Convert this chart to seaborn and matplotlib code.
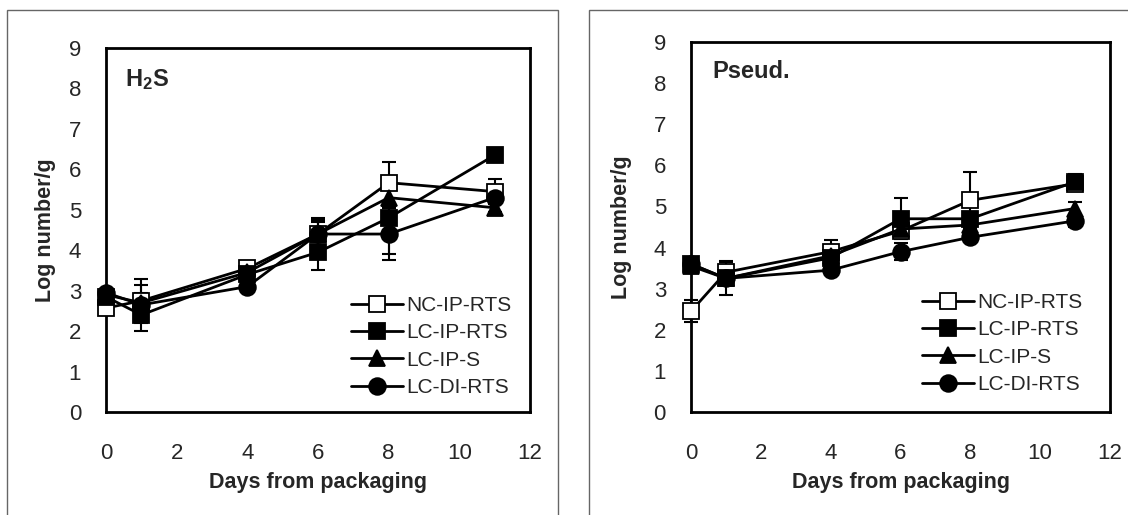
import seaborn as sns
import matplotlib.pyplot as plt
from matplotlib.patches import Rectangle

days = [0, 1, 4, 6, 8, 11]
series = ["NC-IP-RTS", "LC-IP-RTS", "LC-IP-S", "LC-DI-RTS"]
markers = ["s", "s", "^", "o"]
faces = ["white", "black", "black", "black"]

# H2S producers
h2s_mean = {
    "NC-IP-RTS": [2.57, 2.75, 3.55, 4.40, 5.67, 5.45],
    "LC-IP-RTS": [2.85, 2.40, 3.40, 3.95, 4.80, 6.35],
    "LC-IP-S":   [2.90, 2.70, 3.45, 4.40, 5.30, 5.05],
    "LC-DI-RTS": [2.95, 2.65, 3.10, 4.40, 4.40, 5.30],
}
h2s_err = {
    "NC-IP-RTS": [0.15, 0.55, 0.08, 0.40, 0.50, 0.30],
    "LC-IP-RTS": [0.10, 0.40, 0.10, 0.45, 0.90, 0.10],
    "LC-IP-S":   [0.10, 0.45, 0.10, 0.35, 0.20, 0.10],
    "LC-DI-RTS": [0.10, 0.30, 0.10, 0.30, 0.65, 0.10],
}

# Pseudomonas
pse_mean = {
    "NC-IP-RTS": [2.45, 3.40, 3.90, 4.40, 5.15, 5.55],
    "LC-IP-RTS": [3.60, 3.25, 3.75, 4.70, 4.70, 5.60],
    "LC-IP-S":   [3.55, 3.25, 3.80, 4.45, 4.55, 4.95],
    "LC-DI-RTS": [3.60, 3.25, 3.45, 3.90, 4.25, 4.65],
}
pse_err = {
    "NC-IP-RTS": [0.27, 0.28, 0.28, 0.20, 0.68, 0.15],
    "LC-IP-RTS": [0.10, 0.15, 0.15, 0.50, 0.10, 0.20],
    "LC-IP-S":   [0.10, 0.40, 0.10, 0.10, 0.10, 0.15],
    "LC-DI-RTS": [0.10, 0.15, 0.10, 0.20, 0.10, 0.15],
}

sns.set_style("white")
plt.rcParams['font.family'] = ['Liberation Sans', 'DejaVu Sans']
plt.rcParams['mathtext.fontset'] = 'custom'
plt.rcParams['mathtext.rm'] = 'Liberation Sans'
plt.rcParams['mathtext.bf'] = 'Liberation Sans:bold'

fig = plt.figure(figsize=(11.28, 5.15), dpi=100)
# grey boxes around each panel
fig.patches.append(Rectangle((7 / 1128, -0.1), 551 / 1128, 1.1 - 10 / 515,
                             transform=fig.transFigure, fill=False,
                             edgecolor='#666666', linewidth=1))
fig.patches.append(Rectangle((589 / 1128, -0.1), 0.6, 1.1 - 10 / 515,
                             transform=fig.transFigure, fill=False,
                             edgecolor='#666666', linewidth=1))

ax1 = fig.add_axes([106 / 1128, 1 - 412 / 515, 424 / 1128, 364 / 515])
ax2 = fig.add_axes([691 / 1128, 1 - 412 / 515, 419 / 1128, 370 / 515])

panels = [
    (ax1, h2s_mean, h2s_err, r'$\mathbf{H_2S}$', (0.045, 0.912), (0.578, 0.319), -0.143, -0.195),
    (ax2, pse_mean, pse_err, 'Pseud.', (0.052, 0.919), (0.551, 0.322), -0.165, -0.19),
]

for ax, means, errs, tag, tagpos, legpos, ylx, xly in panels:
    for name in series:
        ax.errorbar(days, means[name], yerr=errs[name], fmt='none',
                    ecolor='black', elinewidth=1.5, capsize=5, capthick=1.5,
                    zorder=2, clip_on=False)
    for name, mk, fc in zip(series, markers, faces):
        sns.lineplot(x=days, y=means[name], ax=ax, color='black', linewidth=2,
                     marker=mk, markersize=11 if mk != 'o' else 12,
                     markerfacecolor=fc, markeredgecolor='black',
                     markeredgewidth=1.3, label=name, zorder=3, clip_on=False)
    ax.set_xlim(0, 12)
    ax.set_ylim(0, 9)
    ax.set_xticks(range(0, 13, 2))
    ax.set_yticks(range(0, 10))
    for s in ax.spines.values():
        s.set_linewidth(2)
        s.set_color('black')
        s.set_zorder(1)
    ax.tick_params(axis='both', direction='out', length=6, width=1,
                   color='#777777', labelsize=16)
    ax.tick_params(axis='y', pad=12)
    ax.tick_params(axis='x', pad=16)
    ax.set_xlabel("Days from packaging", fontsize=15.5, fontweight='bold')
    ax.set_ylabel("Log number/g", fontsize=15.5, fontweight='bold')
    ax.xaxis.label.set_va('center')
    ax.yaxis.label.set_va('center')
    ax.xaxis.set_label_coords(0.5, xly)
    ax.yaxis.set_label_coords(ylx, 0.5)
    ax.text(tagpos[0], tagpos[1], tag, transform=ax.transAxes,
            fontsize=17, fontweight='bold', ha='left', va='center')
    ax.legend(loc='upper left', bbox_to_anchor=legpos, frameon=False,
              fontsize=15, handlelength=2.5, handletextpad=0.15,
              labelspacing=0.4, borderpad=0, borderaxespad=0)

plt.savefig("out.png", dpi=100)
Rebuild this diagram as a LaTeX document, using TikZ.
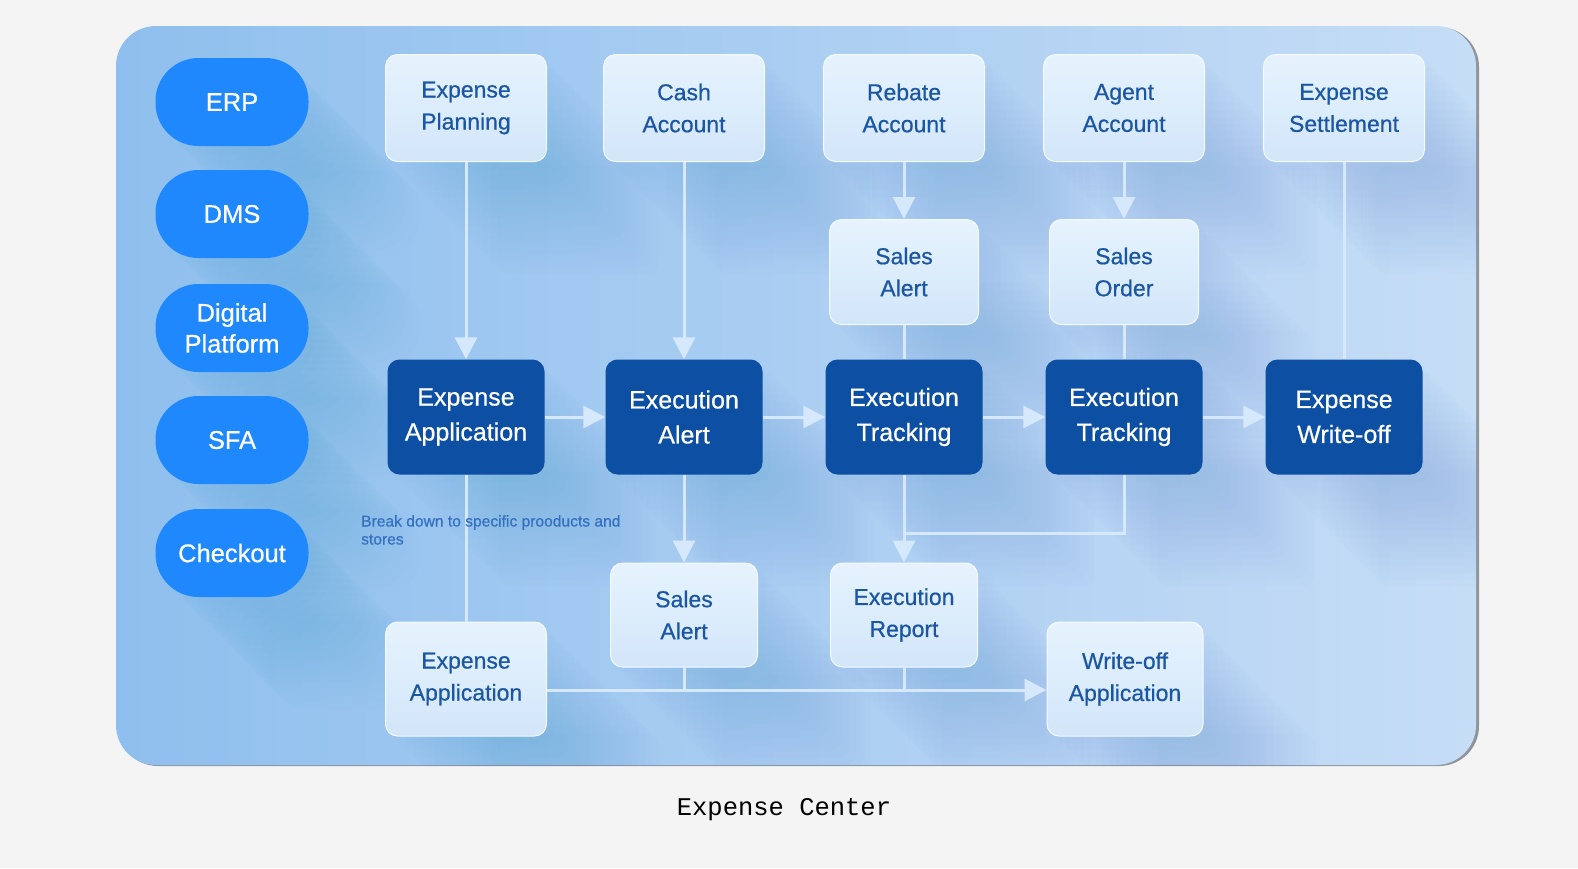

= = = = = = =

Omit the images and transcribe all of the records above word for word.

FINAL ANSWER:
Convert this chart to seaborn and matplotlib code.
import seaborn as sns
import matplotlib.pyplot as plt
from matplotlib.patches import Rectangle

days = [0, 1, 4, 6, 8, 11]
series = ["NC-IP-RTS", "LC-IP-RTS", "LC-IP-S", "LC-DI-RTS"]
markers = ["s", "s", "^", "o"]
faces = ["white", "black", "black", "black"]

# H2S producers
h2s_mean = {
    "NC-IP-RTS": [2.57, 2.75, 3.55, 4.40, 5.67, 5.45],
    "LC-IP-RTS": [2.85, 2.40, 3.40, 3.95, 4.80, 6.35],
    "LC-IP-S":   [2.90, 2.70, 3.45, 4.40, 5.30, 5.05],
    "LC-DI-RTS": [2.95, 2.65, 3.10, 4.40, 4.40, 5.30],
}
h2s_err = {
    "NC-IP-RTS": [0.15, 0.55, 0.08, 0.40, 0.50, 0.30],
    "LC-IP-RTS": [0.10, 0.40, 0.10, 0.45, 0.90, 0.10],
    "LC-IP-S":   [0.10, 0.45, 0.10, 0.35, 0.20, 0.10],
    "LC-DI-RTS": [0.10, 0.30, 0.10, 0.30, 0.65, 0.10],
}

# Pseudomonas
pse_mean = {
    "NC-IP-RTS": [2.45, 3.40, 3.90, 4.40, 5.15, 5.55],
    "LC-IP-RTS": [3.60, 3.25, 3.75, 4.70, 4.70, 5.60],
    "LC-IP-S":   [3.55, 3.25, 3.80, 4.45, 4.55, 4.95],
    "LC-DI-RTS": [3.60, 3.25, 3.45, 3.90, 4.25, 4.65],
}
pse_err = {
    "NC-IP-RTS": [0.27, 0.28, 0.28, 0.20, 0.68, 0.15],
    "LC-IP-RTS": [0.10, 0.15, 0.15, 0.50, 0.10, 0.20],
    "LC-IP-S":   [0.10, 0.40, 0.10, 0.10, 0.10, 0.15],
    "LC-DI-RTS": [0.10, 0.15, 0.10, 0.20, 0.10, 0.15],
}

sns.set_style("white")
plt.rcParams['font.family'] = ['Liberation Sans', 'DejaVu Sans']
plt.rcParams['mathtext.fontset'] = 'custom'
plt.rcParams['mathtext.rm'] = 'Liberation Sans'
plt.rcParams['mathtext.bf'] = 'Liberation Sans:bold'

fig = plt.figure(figsize=(11.28, 5.15), dpi=100)
# grey boxes around each panel
fig.patches.append(Rectangle((7 / 1128, -0.1), 551 / 1128, 1.1 - 10 / 515,
                             transform=fig.transFigure, fill=False,
                             edgecolor='#666666', linewidth=1))
fig.patches.append(Rectangle((589 / 1128, -0.1), 0.6, 1.1 - 10 / 515,
                             transform=fig.transFigure, fill=False,
                             edgecolor='#666666', linewidth=1))

ax1 = fig.add_axes([106 / 1128, 1 - 412 / 515, 424 / 1128, 364 / 515])
ax2 = fig.add_axes([691 / 1128, 1 - 412 / 515, 419 / 1128, 370 / 515])

panels = [
    (ax1, h2s_mean, h2s_err, r'$\mathbf{H_2S}$', (0.045, 0.912), (0.578, 0.319), -0.143, -0.195),
    (ax2, pse_mean, pse_err, 'Pseud.', (0.052, 0.919), (0.551, 0.322), -0.165, -0.19),
]

for ax, means, errs, tag, tagpos, legpos, ylx, xly in panels:
    for name in series:
        ax.errorbar(days, means[name], yerr=errs[name], fmt='none',
                    ecolor='black', elinewidth=1.5, capsize=5, capthick=1.5,
                    zorder=2, clip_on=False)
    for name, mk, fc in zip(series, markers, faces):
        sns.lineplot(x=days, y=means[name], ax=ax, color='black', linewidth=2,
                     marker=mk, markersize=11 if mk != 'o' else 12,
                     markerfacecolor=fc, markeredgecolor='black',
                     markeredgewidth=1.3, label=name, zorder=3, clip_on=False)
    ax.set_xlim(0, 12)
    ax.set_ylim(0, 9)
    ax.set_xticks(range(0, 13, 2))
    ax.set_yticks(range(0, 10))
    for s in ax.spines.values():
        s.set_linewidth(2)
        s.set_color('black')
        s.set_zorder(1)
    ax.tick_params(axis='both', direction='out', length=6, width=1,
                   color='#777777', labelsize=16)
    ax.tick_params(axis='y', pad=12)
    ax.tick_params(axis='x', pad=16)
    ax.set_xlabel("Days from packaging", fontsize=15.5, fontweight='bold')
    ax.set_ylabel("Log number/g", fontsize=15.5, fontweight='bold')
    ax.xaxis.label.set_va('center')
    ax.yaxis.label.set_va('center')
    ax.xaxis.set_label_coords(0.5, xly)
    ax.yaxis.set_label_coords(ylx, 0.5)
    ax.text(tagpos[0], tagpos[1], tag, transform=ax.transAxes,
            fontsize=17, fontweight='bold', ha='left', va='center')
    ax.legend(loc='upper left', bbox_to_anchor=legpos, frameon=False,
              fontsize=15, handlelength=2.5, handletextpad=0.15,
              labelspacing=0.4, borderpad=0, borderaxespad=0)

plt.savefig("out.png", dpi=100)
Rebuild this diagram as a LaTeX document, using TikZ.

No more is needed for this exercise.